Pascal [P-04referent] said...

"the reader does not pay, and can skip any post that does not interest him."

I wish those who sometimes complain about my comments would remember it applies too. This is not Turkmenistan! :-)

(For info, the President-for-life of Turkmenistan had written a book of his thoughts, philosophy and poems, and everybody in the country was forced to buy and read the book. The guy even stated that if you read it three times while facing the sunset, you were sure to go to Allah's heaven. Say, oh Allah, can you confirm this? Well, folks, sounds like we're getting a "no comment" from the Supreme being...)

Cliff Prince said...

Stick-to-it-ive-ness is something many bloggists seem to have a great deal of ...

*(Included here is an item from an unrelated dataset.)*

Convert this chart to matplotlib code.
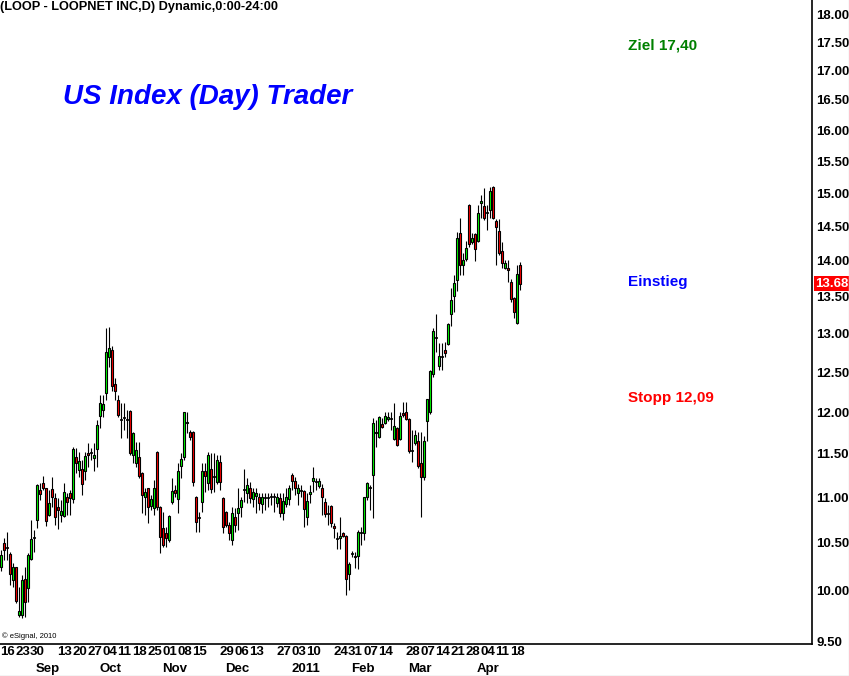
import matplotlib
matplotlib.use('Agg')
import matplotlib.pyplot as plt
import pandas as pd
from matplotlib.transforms import blended_transform_factory
from matplotlib.ticker import FixedLocator, NullLocator
from matplotlib.lines import Line2D

plt.rcParams['font.family'] = ['Liberation Sans', 'DejaVu Sans']

# ---------------- data ----------------
opens = [10.25, 10.50, 10.45, 10.38, 10.11, 10.25, 9.76, 9.76, 10.12, 10.03,
         10.33, 10.55, 10.75, 11.08, 11.16, 11.10, 10.80, 11.09, 10.99, 10.89,
         10.80, 10.79, 11.00, 11.05, 10.98, 11.46, 11.31, 11.32, 11.30, 11.51,
         11.51, 11.45, 11.56, 11.95, 12.03, 12.24, 12.69, 12.79, 12.35, 12.15,
         11.90, 11.93, 11.90, 12.01, 11.49, 11.39, 11.46, 11.28, 11.00, 11.10,
         10.90, 10.88, 11.52, 10.89, 10.66, 10.61, 10.53, 10.95, 11.08, 10.98,
         11.36, 11.46, 11.87, 11.76, 11.76, 11.00, 10.77, 10.95, 11.30, 11.16,
         11.32, 11.23, 11.17, 11.40, 10.99, 10.84, 10.69, 10.53, 10.78, 10.83,
         10.89, 11.08, 11.05, 11.11, 10.98, 11.02, 11.00, 10.93, 10.99, 10.99,
         11.00, 11.00, 10.94, 10.99, 10.83, 10.93, 10.98, 11.25, 11.18, 11.05,
         11.07, 11.07, 10.78, 11.04, 11.18, 11.17, 11.13, 11.10, 10.95, 10.81,
         10.90, 10.68, 10.54, 10.55, 10.61, 10.57, 10.17, 10.38, 10.36, 10.36,
         10.61, 10.61, 11.00, 11.10, 11.25, 11.76, 11.70, 11.86, 11.87, 11.92,
         11.92, 11.67, 11.81, 11.67, 11.99, 12.00, 11.92, 11.53, 11.63, 11.65,
         11.39, 11.23, 11.89, 12.00, 12.47, 12.94, 12.58, 12.69, 12.78, 12.86,
         13.26, 13.51, 13.73, 14.41, 13.94, 14.03, 14.82, 14.27, 14.39, 14.29,
         14.85, 14.80, 14.70, 14.75, 15.10, 14.58, 14.43, 14.14, 13.90, 13.90,
         13.70, 13.48, 13.14, 13.94]
highs = [10.42, 10.55, 10.62, 10.40, 10.29, 10.25, 10.04, 10.16, 10.24, 10.39,
         10.75, 10.64, 11.15, 11.16, 11.24, 11.11, 11.08, 11.23, 11.05, 10.99,
         10.97, 11.16, 11.05, 11.08, 11.58, 11.57, 11.52, 11.43, 11.52, 11.63,
         11.57, 11.63, 11.90, 12.21, 12.21, 13.07, 13.09, 12.84, 12.42, 12.21,
         12.11, 12.11, 12.03, 12.02, 11.76, 11.64, 11.64, 11.29, 11.10, 11.11,
         11.03, 11.20, 11.53, 10.90, 10.84, 10.67, 10.80, 11.22, 11.14, 11.39,
         11.51, 12.00, 12.00, 11.78, 11.77, 11.01, 10.84, 11.39, 11.39, 11.52,
         11.51, 11.51, 11.49, 11.49, 11.00, 10.85, 10.73, 10.89, 10.88, 11.10,
         11.00, 11.32, 11.22, 11.17, 11.10, 11.10, 11.05, 11.05, 11.05, 11.05,
         11.05, 11.05, 11.05, 11.05, 11.05, 11.10, 11.14, 11.28, 11.23, 11.15,
         11.14, 11.08, 11.05, 11.14, 11.35, 11.22, 11.22, 11.15, 10.99, 10.91,
         10.91, 10.71, 10.62, 10.78, 10.62, 10.58, 10.30, 10.41, 10.40, 10.64,
         10.67, 11.00, 11.17, 11.14, 11.93, 11.90, 11.95, 11.93, 12.00, 12.00,
         12.00, 12.11, 11.82, 12.00, 12.12, 12.12, 11.93, 11.78, 11.78, 11.76,
         11.76, 11.71, 12.16, 12.53, 13.07, 13.26, 12.88, 12.88, 12.89, 13.14,
         13.62, 13.80, 14.42, 14.62, 14.11, 14.29, 14.83, 14.41, 14.41, 14.82,
         14.98, 15.08, 14.82, 15.10, 15.11, 14.61, 14.61, 14.27, 14.01, 14.01,
         13.74, 13.49, 13.94, 13.98]
lows = [10.20, 10.32, 10.32, 10.06, 10.04, 9.88, 9.74, 9.73, 9.74, 9.89,
        10.32, 10.40, 10.66, 10.97, 11.08, 10.68, 10.79, 10.89, 10.69, 10.65,
        10.73, 10.78, 10.80, 10.80, 10.94, 11.28, 11.23, 11.03, 11.20, 11.35,
        11.43, 11.30, 11.34, 11.81, 11.94, 12.15, 12.56, 12.26, 12.15, 11.94,
        11.69, 11.78, 11.69, 11.49, 11.39, 11.35, 11.22, 10.83, 10.80, 10.72,
        10.86, 10.80, 10.86, 10.39, 10.46, 10.46, 10.51, 10.92, 11.00, 10.83,
        11.22, 11.43, 11.75, 11.66, 11.13, 10.62, 10.62, 10.84, 11.06, 11.08,
        11.05, 11.06, 11.15, 11.08, 10.61, 10.67, 10.53, 10.48, 10.62, 10.64,
        10.78, 10.95, 10.94, 10.94, 10.89, 10.83, 10.86, 10.83, 10.86, 10.89,
        10.91, 10.84, 10.89, 10.78, 10.75, 10.89, 10.91, 11.08, 11.03, 10.91,
        11.00, 10.67, 10.69, 10.94, 11.06, 11.08, 11.10, 10.80, 10.78, 10.69,
        10.67, 10.55, 10.44, 10.44, 10.56, 9.96, 10.01, 10.35, 10.23, 10.22,
        10.48, 10.53, 10.97, 10.86, 10.77, 11.58, 11.69, 11.81, 11.85, 11.89,
        11.78, 11.66, 11.59, 11.66, 11.94, 11.90, 11.51, 11.40, 11.60, 11.33,
        10.78, 11.20, 11.65, 11.98, 12.44, 12.76, 12.53, 12.53, 12.69, 12.85,
        13.10, 13.29, 13.58, 13.80, 13.80, 14.00, 14.20, 14.24, 14.00, 14.27,
        14.62, 14.60, 14.45, 14.63, 14.61, 13.94, 14.09, 13.90, 13.89, 13.70,
        13.42, 13.21, 13.13, 13.59]
closes = [10.37, 10.42, 10.45, 10.17, 10.24, 9.90, 9.80, 10.11, 9.89, 10.37,
          10.54, 10.55, 11.14, 11.04, 11.10, 10.74, 10.94, 11.00, 10.78, 10.86,
          10.85, 11.06, 10.95, 10.99, 11.56, 11.39, 11.42, 11.15, 11.47, 11.49,
          11.51, 11.49, 11.84, 12.11, 12.10, 12.76, 12.81, 12.32, 12.26, 11.96,
          11.90, 11.93, 11.90, 11.51, 11.75, 11.54, 11.24, 11.03, 11.06, 10.89,
          10.98, 11.10, 10.89, 10.56, 10.48, 10.55, 10.79, 11.07, 11.05, 11.30,
          11.44, 12.00, 11.88, 11.70, 11.17, 10.73, 10.77, 11.30, 11.24, 11.49,
          11.09, 11.23, 11.43, 11.17, 10.67, 10.69, 10.61, 10.83, 10.69, 10.88,
          10.97, 11.08, 11.14, 10.99, 11.06, 11.05, 10.94, 11.00, 10.99, 10.99,
          11.00, 11.00, 11.00, 10.83, 10.96, 11.00, 11.11, 11.18, 11.11, 11.11,
          11.07, 10.87, 10.96, 11.06, 11.22, 11.17, 11.18, 11.00, 10.81, 10.81,
          10.71, 10.66, 10.54, 10.57, 10.57, 10.12, 10.28, 10.38, 10.35, 10.62,
          10.61, 11.00, 11.16, 11.10, 11.87, 11.74, 11.94, 11.82, 11.95, 11.94,
          11.92, 11.83, 11.60, 11.95, 11.96, 11.92, 11.53, 11.53, 11.72, 11.36,
          11.23, 11.65, 12.16, 12.51, 13.03, 12.94, 12.71, 12.69, 12.74, 13.13,
          13.45, 13.69, 14.33, 13.94, 14.01, 14.19, 14.24, 14.33, 14.17, 14.70,
          14.88, 14.63, 14.70, 15.04, 14.63, 14.49, 14.11, 13.97, 13.97, 13.87,
          13.47, 13.29, 13.81, 13.68]

holidays = ['2010-09-06', '2010-11-25', '2010-12-24', '2011-01-17', '2011-02-21']
first_day, last_day = '2010-08-16', '2011-04-21'

day_label_dates = ['2010-08-16', '2010-08-23', '2010-08-30', '2010-09-13', '2010-09-20',
                   '2010-09-27', '2010-10-04', '2010-10-11', '2010-10-18', '2010-10-25',
                   '2010-11-01', '2010-11-08', '2010-11-15', '2010-11-29', '2010-12-06',
                   '2010-12-13', '2010-12-27', '2011-01-03', '2011-01-10', '2011-01-24',
                   '2011-01-31', '2011-02-07', '2011-02-14', '2011-02-28', '2011-03-07',
                   '2011-03-14', '2011-03-21', '2011-03-28', '2011-04-04', '2011-04-11',
                   '2011-04-18']
month_names = ['Sep', 'Oct', 'Nov', 'Dec', '2011', 'Feb', 'Mar', 'Apr']
month_starts = ['2010-09', '2010-10', '2010-11', '2010-12', '2011-01', '2011-02', '2011-03', '2011-04']

price_ticks = [9.5, 10.0, 10.5, 11.0, 11.5, 12.0, 12.5, 13.0, 13.5, 14.0,
               14.5, 15.0, 15.5, 16.0, 16.5, 17.0, 17.5, 18.0]

target_label, target_price = 'Ziel 17,40', 17.45
entry_label, entry_price = 'Einstieg', 13.70
stop_label, stop_price = 'Stopp 12,09', 12.17

header = '(LOOP - LOOPNET INC,D) Dynamic,0:00-24:00'
title = 'US Index (Day) Trader'

# ---------------- dates ----------------
dates = pd.bdate_range(first_day, last_day)
dates = dates[~dates.isin(pd.to_datetime(holidays))]
n = len(opens)
date_pos = {d.strftime('%Y-%m-%d'): i for i, d in enumerate(dates[:n])}
month_pos = {}
for i, d in enumerate(dates[:n]):
    key = d.strftime('%Y-%m')
    if key not in month_pos:
        month_pos[key] = i

# ---------------- figure ----------------
W, H = 849, 676
fig = plt.figure(figsize=(W / 100, H / 100), dpi=100)
fig.patch.set_facecolor('white')
ax_right, ax_bottom = 812, 644
ax = fig.add_axes([0, 1 - ax_bottom / H, ax_right / W, ax_bottom / H])
ax.set_facecolor('white')
ax.set_yscale('log')
ax.set_ylim(9.471, 18.27)
ax.set_xlim(-1 / 3, ax_right / 3 - 1 / 3)

xs = list(range(n))
# wicks
ax.vlines(xs, lows, highs, color='black', linewidth=0.8, zorder=2)
# bodies
for i in xs:
    o, c = opens[i], closes[i]
    if c > o:
        fc = '#00ff00'
    elif c < o:
        fc = '#ff0000'
    else:
        fc = 'black'
    lo, hi = min(o, c), max(o, c)
    if hi == lo:
        ax.hlines(o, i - 0.5, i + 0.5, color='black', linewidth=1.2, zorder=3)
    else:
        ax.bar(i, hi - lo, bottom=lo, width=0.85, color=fc, edgecolor='black',
               linewidth=0.8, zorder=3)

# spines
for s in ['top', 'left']:
    ax.spines[s].set_visible(False)
for s in ['right', 'bottom']:
    ax.spines[s].set_color('black')
    ax.spines[s].set_linewidth(1.2)

LBL = 9.5
# y axis
ax.yaxis.set_major_locator(FixedLocator(price_ticks))
ax.yaxis.set_minor_locator(NullLocator())
ax.yaxis.tick_right()
ax.set_yticks(price_ticks)
ax.set_yticklabels([f'{p:.2f}' for p in price_ticks], fontweight='bold', fontsize=LBL)
ax.tick_params(axis='y', length=0, pad=3, colors='black')
ax.set_xticks([])

# last price box
btr = blended_transform_factory(ax.transAxes, ax.transData)
ax.text(1.004, closes[-1], f'{closes[-1]:.2f}', transform=btr, ha='left', va='center',
        color='white', fontweight='bold', fontsize=LBL, zorder=10,
        bbox=dict(facecolor='#ff0000', edgecolor='none', pad=1.0))

# x labels
xtr = ax.get_xaxis_transform()
for d in day_label_dates:
    if d in date_pos:
        ax.text(date_pos[d] - 0.3, -8 / ax_bottom, pd.Timestamp(d).strftime('%d'),
                transform=xtr, ha='left', va='center', fontsize=LBL,
                fontweight='bold', clip_on=False)
for name, m in zip(month_names, month_starts):
    if m in month_pos:
        ax.text(month_pos[m] - 0.3, -25 / ax_bottom, name, transform=xtr,
                ha='left', va='center', fontsize=LBL, fontweight='bold', clip_on=False)

# annotations
ax.text(628 / ax_right, target_price, target_label, transform=btr, ha='left',
        va='center', color='#008000', fontsize=11, fontweight='bold')
ax.text(628 / ax_right, entry_price, entry_label, transform=btr, ha='left',
        va='center', color='#0000ff', fontsize=11, fontweight='bold')
ax.text(628 / ax_right, stop_price, stop_label, transform=btr, ha='left',
        va='center', color='#ff0000', fontsize=11, fontweight='bold')

ax.text(63 / ax_right, 1 - 97 / ax_bottom, title, transform=ax.transAxes, ha='left',
        va='center', color='#0000ff', fontsize=20, fontweight='bold', style='italic')

fig.text(0.5 / W, 1 - 7 / H, header, ha='left', va='center', fontsize=9.2,
         fontweight='bold', color='black')
fig.text(2 / W, 1 - 636 / H, '\u00a9 eSignal, 2010', ha='left', va='center',
         fontsize=5.5, color='black')

# light grey frame at the right and bottom edge of the picture
fig.add_artist(Line2D([0, 1], [0.5 / H, 0.5 / H], transform=fig.transFigure,
                      color='#c8c8c8', linewidth=1))
fig.add_artist(Line2D([1 - 0.5 / W, 1 - 0.5 / W], [0, 1], transform=fig.transFigure,
                      color='#e0e0e0', linewidth=1))

fig.savefig('out.png', dpi=100, facecolor='white')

Eolake Stobblehouse said...

In small spurts. It would take a *very* great reward for me to write 8 hours in one stretch.

Cliff Prince said...

Well, there's your assumption. Who says that people who accomplish the writing of whole books have to do it in eight-hour stretches? Maybe they write it all in small spurts? If that's the case, then what they have that is different from average bloggists isn't so much the capacity to write for longer single uninterrupted periods of time, as the ability to look from a distance at a conglomerated whole of various small parts and stitch them together into a well-coordinated whole. Bloggists are willing to just let the parts lie there, one after another, without trying to really relate them.

In my time in book publishing, I found out that every author is different, and every one of his or her methods is different. If I were required to come up with one monicker to help struggling writers to produce more effectively, I could only say this: figure out your own method and always refine it. Ellen Gilchrist works late at night after she's had drinks in the afternoon and then sobered up (and if she hasn't drunk, so the theory goes, she wouldn't be able to write); John Gardner wrote first thing in the morning; D.H.Lawrence famously fondled himself; Tom Stoppard writes in great fits and spurts and, when lacking inspiration, turns to translating Molnar or another Eastern European; Conrad wrote a page a day like clockwork; Eugene O'Neil needed solitude, careful advance planning, and his wife to translate his meticulous plans into typescript; V. S. Pritchett goes upstairs (his bedroom is on the second floor, his office on the third) at nine and comes down for a punctual noontime lunch with his wife; Stephen Ambrose employed (literally: paid them a salary according to amount of product) family members to write chapters, or even short paragraphs, and paid by the line or word; David Brinkley uses note-cards which he writes up at the library from research, strings them together on a clothes-line, rearranging until he gets the right order, and then types them almost word-for-word into a wordprocessor, making linkages as necessary; Dickens constructed a gazebo house with mirrors which enabled him to dramatically act to himself the parts of all his many characters out loud; and Red Smith just recommends that you sit and stare at a blank page until drops of blood appear on your forehead.

Anonymous said...

Great post, final identity!

And I agree, discovering your idiosyncratic way of writing, and then feeding that, works miracles!